Ethereum Foundation Publishes Formal Mandate Committing to CROPS Principles On-Chain
The Ethereum Foundation published its first formal governance document on March 13, 2026 — a mandate it calls the "EF Mandate" — and stored it permanently on the Ethereum blockchain.
What is the EF Mandate?
The document functions as part constitution, part manifesto. It commits the Foundation to four core principles it abbreviates as CROPS: Censorship Resistance, Open-Source development, Privacy, and Security, with a fifth pillar of seamless user experience.
The mandate is explicit: Ethereum must remain a neutral, permissionless settlement layer. The EF will fund and support work that moves in that direction, and will not support protocols that bake compliance, surveillance, or centralized choke points into the base layer.
What changes in practice?
The mandate ties to ongoing EF-backed projects: FOCIL (Fork Choice with Inclusion Lists) is designed to make censorship of valid transactions harder even under regulatory pressure. The Privacy Stewards (PSE) team is extending privacy tools from application-level features to stack-wide guarantees. A dedicated post-quantum research team is also named as a priority.

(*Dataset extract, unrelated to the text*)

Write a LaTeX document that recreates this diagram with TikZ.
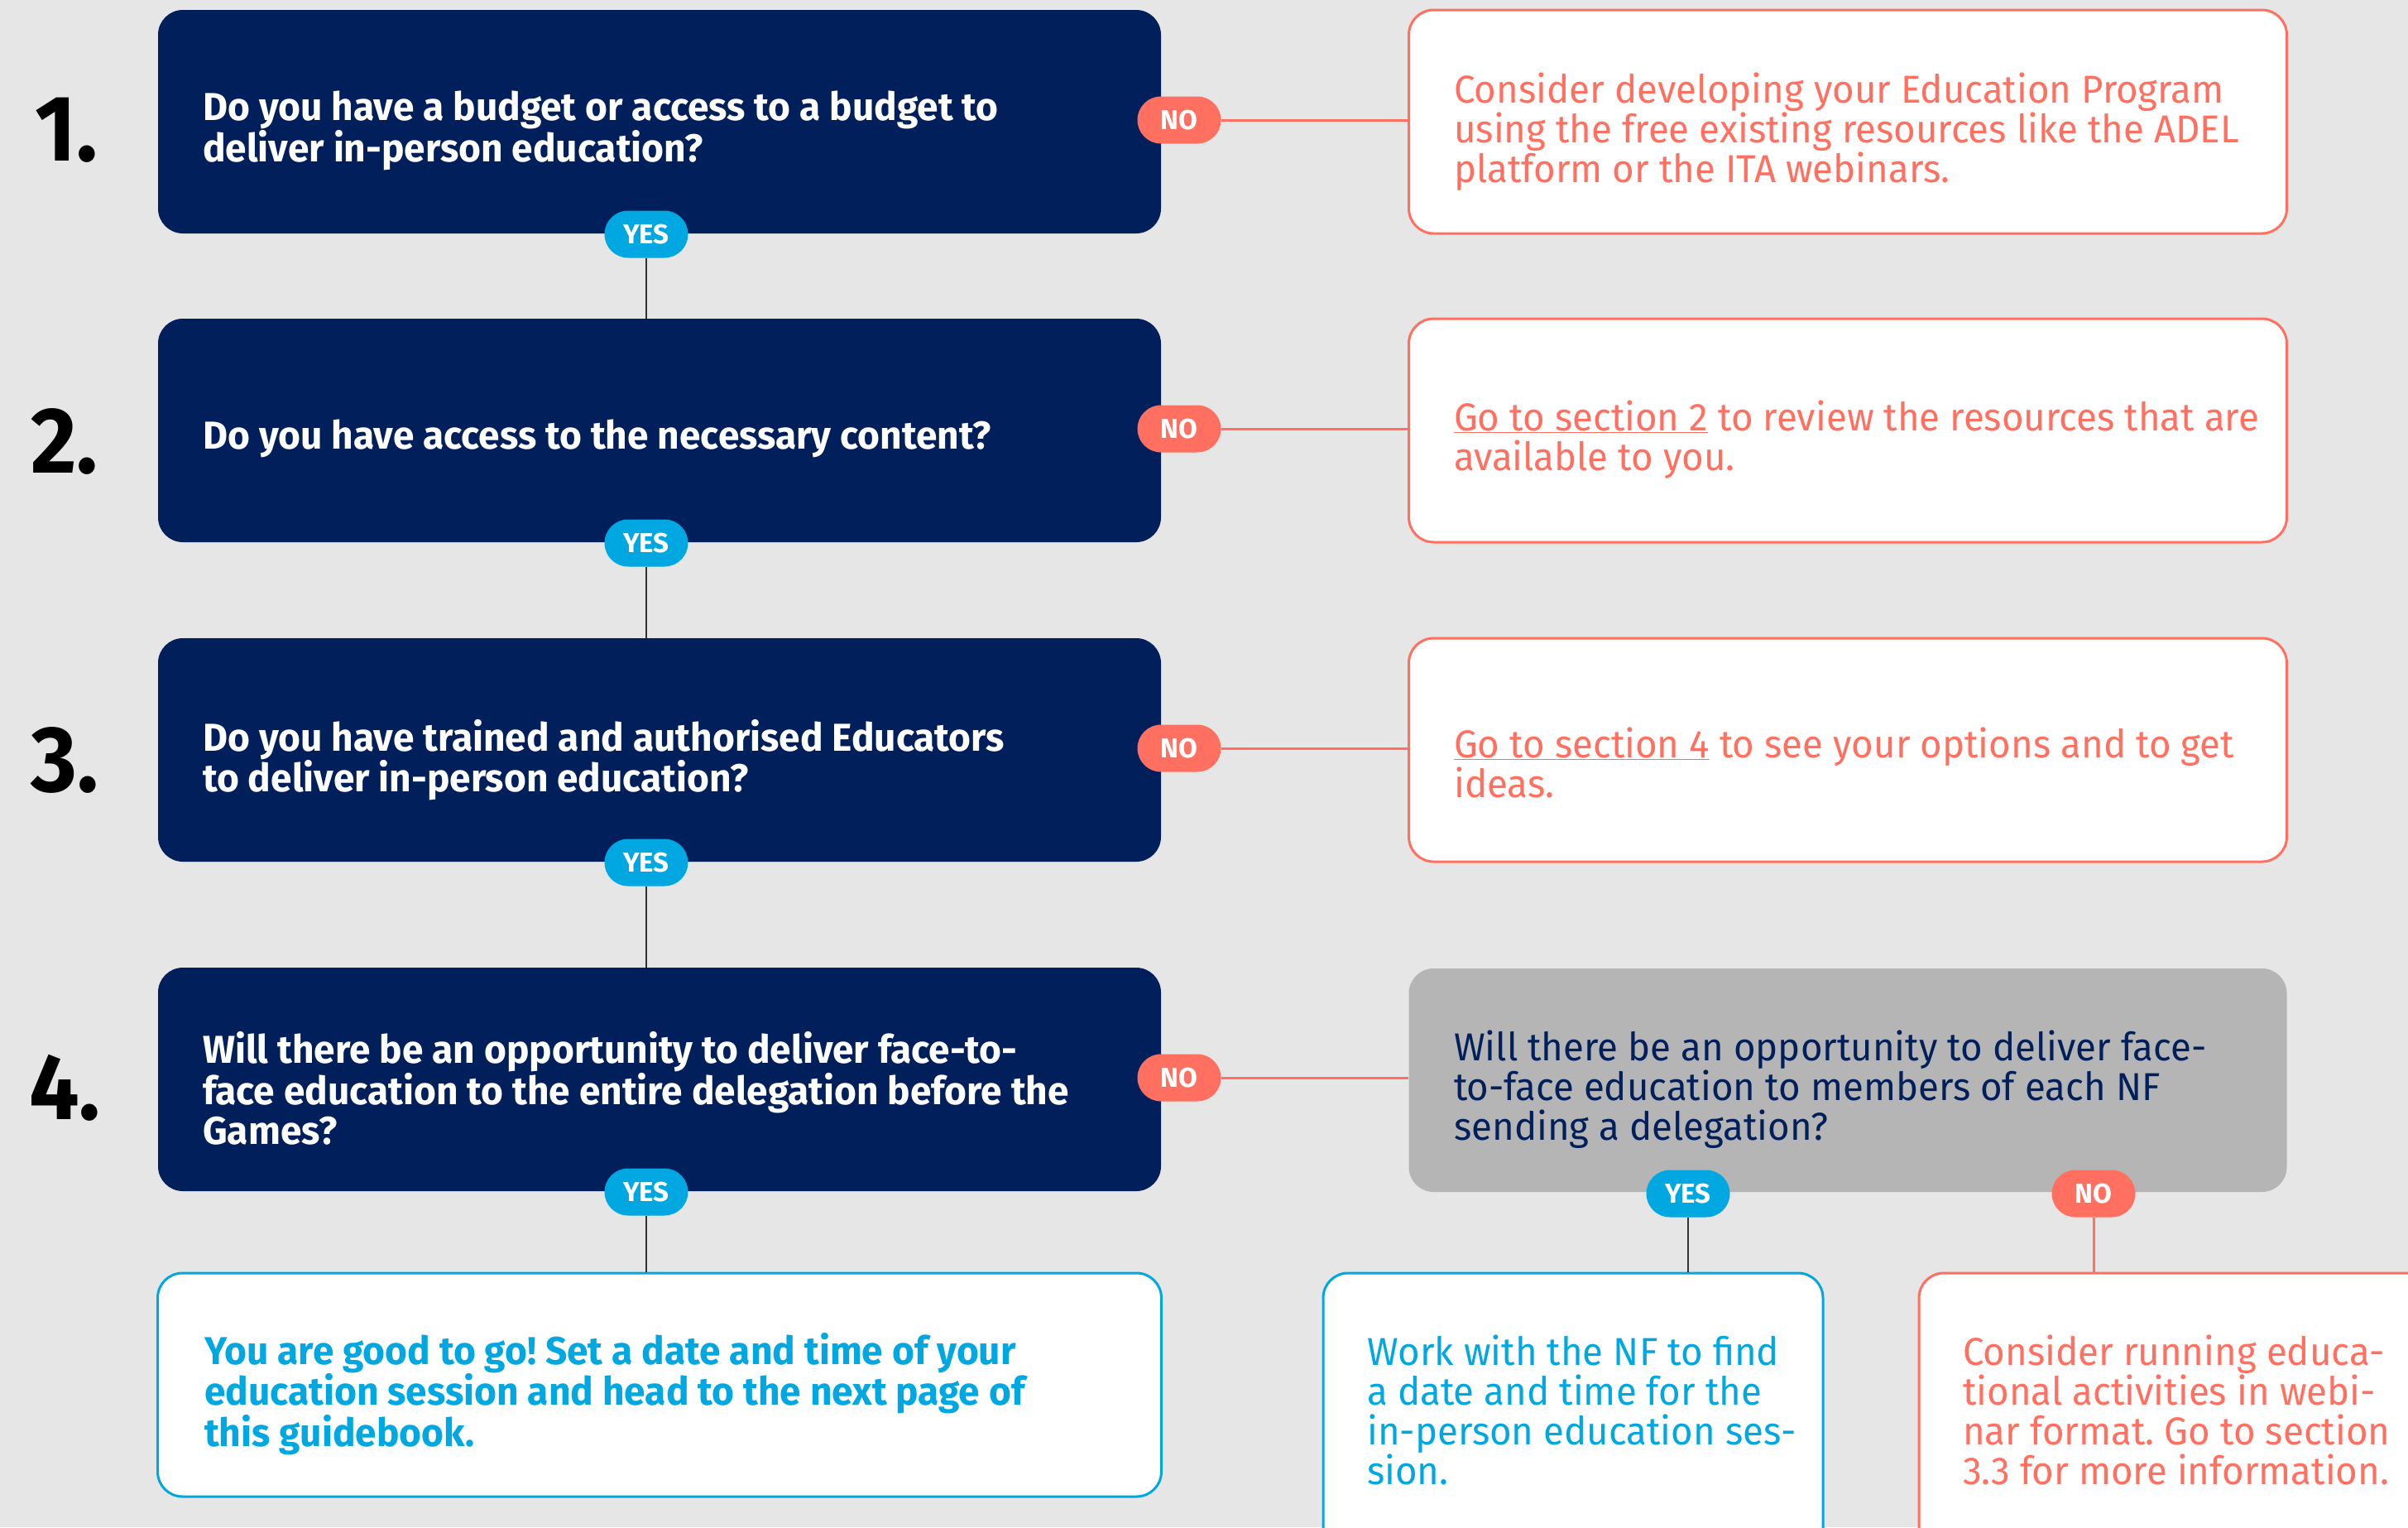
\documentclass[tikz,border=0pt]{standalone}
\usepackage{fontspec}
\setmainfont{Fira Sans}
\newfontfamily\semibf{Fira Sans}[FakeStretch=0.98]
\newfontfamily\lightf{Fira Sans}[FakeStretch=0.97]
\newfontfamily\heavyff{Fira Sans}[FakeStretch=0.95]
\newfontfamily\pillff{Fira Sans}[FakeStretch=1.0]
\definecolor{navy}{RGB}{0,31,91}
\definecolor{coral}{RGB}{255,112,97}
\definecolor{cyanb}{RGB}{0,167,225}
\definecolor{bgc}{RGB}{230,230,230}
\definecolor{grayb}{RGB}{181,181,181}
\definecolor{linec}{RGB}{51,51,51}
\newcommand\qfont{\frenchspacing\semibf\bfseries\fontsize{47}{48}\selectfont}
\newcommand\lfont{\frenchspacing\lightf\fontsize{47}{48}\selectfont}
\begin{document}
\begin{tikzpicture}[x=1pt,y=-1pt,
  qbox/.style={fill=navy, rounded corners=30, minimum width=1212, minimum height=270, inner sep=0},
  cbox/.style={fill=white, draw=coral, line width=3, rounded corners=30, minimum width=1061, minimum height=270, inner sep=0},
  bbox/.style={fill=white, draw=cyanb, line width=3, rounded corners=30, inner sep=0},
  gbox/.style={fill=grayb, rounded corners=30, minimum width=1061, minimum height=270, inner sep=0},
  pill/.style={rounded corners=28.5, minimum width=101, minimum height=57, inner sep=0, text=white, font=\pillff\bfseries\fontsize{33}{33}\selectfont},
  yes/.style={pill, fill=cyanb},
  no/.style={pill, fill=coral},
  qtext/.style={anchor=west, inner sep=0, align=left, text=white, font=\qfont},
  ltext/.style={anchor=west, inner sep=0, align=left, font=\lfont},
  num/.style={anchor=west, inner sep=0, text=black, font=\heavyff\bfseries\fontsize{113}{113}\selectfont},
  dline/.style={draw=linec, line width=2.5},
  cline/.style={draw=coral, line width=3}]
\useasboundingbox (0,0) rectangle (2910,1845);
\fill[bgc] (0,0) rectangle (2910,1845);
\clip (0,0) rectangle (2910,1845);

% numbers
\node[num] (n1l) at (42,157) {1.};
\node[num] (n2l) at (37,533) {2.};
\node[num] (n3l) at (37,918) {3.};
\node[num] (n4l) at (35,1314) {4.};

% question boxes
\node[qbox] (q1) at (797,147) {};
\node[qbox] (q2) at (797,520) {};
\node[qbox] (q3) at (797,906) {};
\node[qbox] (q4) at (797,1304) {};
\node[bbox, minimum width=1213, minimum height=270] (ok) at (797,1673) {};

% right boxes
\node[cbox] (r1) at (2233,147) {};
\node[cbox] (r2) at (2233,520) {};
\node[cbox] (r3) at (2233,906) {};
\node[gbox] (gq) at (2233,1305) {};
\node[bbox, minimum width=604, minimum height=362] (m) at (1901,1719) {};
\node[fill=white, draw=coral, line width=3, rounded corners=30, inner sep=0, minimum width=700, minimum height=362] (c) at (2669,1719) {};

% texts
\node[qtext] (t1) at (245,158) {Do you have a budget or access to a budget to\\deliver in-person education?};
\node[qtext] (t2) at (245,530) {Do you have access to the necessary content?};
\node[qtext] (t3) at (245,918) {Do you have trained and authorised Educators\\to deliver in-person education?};
\node[qtext] (t4) at (245,1315) {Will there be an opportunity to deliver face-to-\\face education to the entire delegation before the\\Games?};
\node[qtext, text=cyanb] (tok) at (247,1684) {You are good to go! Set a date and time of your\\education session and head to the next page of\\this guidebook.};

\node[ltext, text=coral] (tr1) at (1757,159) {Consider developing your Education Program\\using the free existing resources like the ADEL\\platform or the ITA webinars.};
\node[ltext, text=coral] (tr2) at (1757,531) {\underline{Go to section 2} to review the resources that are\\available to you.};
\node[ltext, text=coral] (tr3) at (1757,921) {\underline{Go to section 4} to see your options and to get\\ideas.};
\node[ltext, text=navy] (tg) at (1757,1316) {Will there be an opportunity to deliver face-\\to-face education to members of each NF\\sending a delegation?};
\node[ltext, text=cyanb] (tm) at (1652,1703) {Work with the NF to find\\a date and time for the\\in-person education ses-\\sion.};
\node[ltext, text=coral] (tc) at (2372,1703) {Consider running educa-\\tional activities in webi-\\nar format. Go to section\\3.3 for more information.};

% pills
\node[yes] (y1) at (781,283) {YES};
\node[yes] (y2) at (781,656) {YES};
\node[yes] (y3) at (781,1042) {YES};
\node[yes] (y4) at (781,1440) {YES};
\node[no] (x1) at (1425,145) {NO};
\node[no] (x2) at (1425,518) {NO};
\node[no] (x3) at (1425,904) {NO};
\node[no] (x4) at (1425,1302) {NO};
\node[yes] (gy) at (2040,1442) {YES};
\node[no] (gn) at (2530,1442) {NO};

% connectors
\draw[dline] (y1.south) -- (y1.south |- q2.north);
\draw[dline] (y2.south) -- (y2.south |- q3.north);
\draw[dline] (y3.south) -- (y3.south |- q4.north);
\draw[dline] (y4.south) -- (y4.south |- ok.north);
\draw[cline] (x1.east) -- (x1.east -| r1.west);
\draw[cline] (x2.east) -- (x2.east -| r2.west);
\draw[cline] (x3.east) -- (x3.east -| r3.west);
\draw[cline] (x4.east) -- (x4.east -| gq.west);
\draw[dline] (gy.south) -- (gy.south |- m.north);
\draw[cline] (gn.south) -- (gn.south |- c.north);
\end{tikzpicture}
\end{document}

The document was first written for EF members, but the Foundation chose to release it publicly — and stored the canonical version on-chain via an Ethereum transaction.
Signal to builders and regulators
By putting values in writing, the EF is sending a deliberate message: support will flow to open, trust-minimized systems, not to chains with KYC hard-coded into L1. For developers, the Mandate functions as a funding filter. For regulators, it signals the Foundation will not redesign Ethereum's base layer to accommodate surveillance requirements.
The EF X post announcing the mandate collected over 670 likes and 116 retweets within hours of publication.